Oil heads for weekly loss on trade war worries
But traders say crude has been prevented from falling much further by supply cuts led by Opec, adopted late in 2018
London — Oil markets slipped on Friday and were heading for a weekly loss, pulled down by worries about a global economic slowdown, although Opec-led supply cuts and US sanctions against Venezuela provided crude with some support.
Weighing on financial markets were concerns that a trade dispute between the US and China would remain unresolved, denting global economic prospects.
International Brent crude futures were down 14 US cents at $61.49 per barrel at 8.55am GMT. On the week, they are set for a loss of about 2%, the steepest weekly fall this year.
US West Texas Intermediate crude futures stood at $52.46 per barrel, down 18c, and looking at a 5% weekly slump.
US President Donald Trump said on Thursday that he did not plan to meet Chinese President Xi Jinping before a March 1 deadline set by the two countries to strike a trade deal. If there is no agreement between the world's two biggest economies, Trump has threatened to increase US tariffs on Chinese imports.

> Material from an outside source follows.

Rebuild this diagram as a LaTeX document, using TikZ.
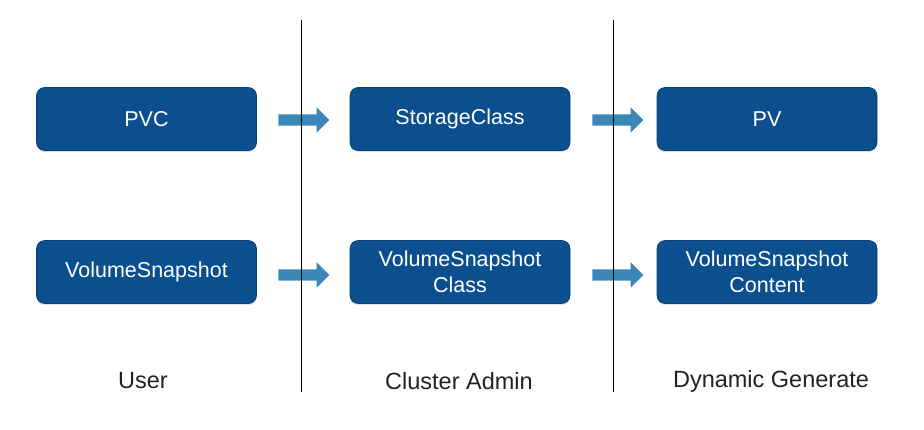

On Thursday, the European Commission sharply cut its forecasts for eurozone economic growth due to global trade tension and an array of domestic challenges.
Another factor weighing on oil prices this week was a strong dollar.
Despite this, traders said crude was prevented from falling much further by supply cuts led by Opec, adopted late in 2018 with the aim of tightening the market and propping up prices.
As part of the cuts, Opec kingpin Saudi Arabia reduced its output in January by about 400,000 barrels per day (bpd) to 10.24-million bpd, Opec sources said.
That puts Saudi crude oil production almost 1.7-million bpd below that of the US, which has churned out around 11.9-million bpd in late 2018 and early 2019 — up more than two-million bpd from a year earlier.
Another risk to supply comes from Venezuela after the implementation of US sanctions against the Opec member's petroleum industry in late January. Analysts expect this move to knock out 300,000-500,000 bpd of exports.
For the time being, though, the sanctions impact on international oil markets has been limited.
"The [Venezuela] disruption overall seems manageable both for the US and the global market," said Norbert Ruecker, head of commodity research at Swiss bank Julius Baer.